Geometry-Driven Nonlinear Orbital Magnetoelectric Effect

TL;DR

This paper introduces a nonlinear orbital magnetoelectric effect in centrosymmetric materials, deriving a gauge-invariant theory that distinguishes intrinsic and extrinsic contributions, and suggests it can be experimentally observed via Kerr measurements.

Contribution

It proposes and theoretically formulates a quadratic orbital magnetoelectric effect in centrosymmetric materials, expanding the potential materials for observation.

Findings

Nonlinear response is less constrained by symmetries in 2D systems.

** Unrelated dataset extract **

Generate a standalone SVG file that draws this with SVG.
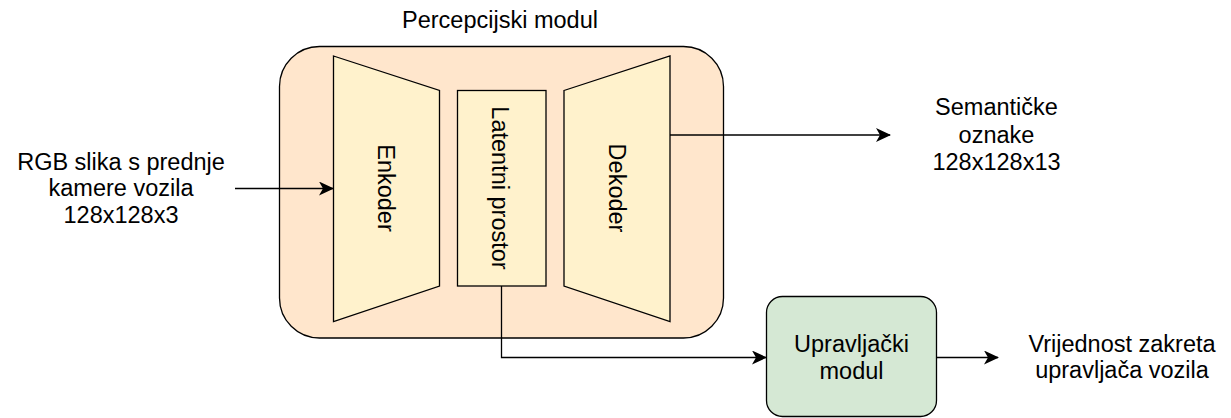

The effect's magnitude is within current Kerr measurement sensitivity.

The theory separates intrinsic and extrinsic contributions with distinct relaxation time dependencies.

Abstract

We propose a nonlinear orbital magnetoelectric effect, which generates orbital magnetization quadratically in centrosymmetric materials where the linear orbital magnetoelectric effect is strictly forbidden. Using extended semiclassical formulation, we derive a gauge-invariant microscopic theory that separates intrinsic and extrinsic contributions and establishes their distinct dependence on the relaxation time, providing an experimental discriminator. In two-dimensional systems the nonlinear response is far less constrained by out-of-plane rotational symmetries than the linear orbital magnetoelectric effect, substantially enlarging the materials platform. Microscopically, the dominant contributions are governed by a Hermitian-connection structure. Finally, we estimate that the magnitude of the nonlinear orbital magnetoelectric effect lies within the sensitivity of state-of-the-art magneto-optical Kerr measurements.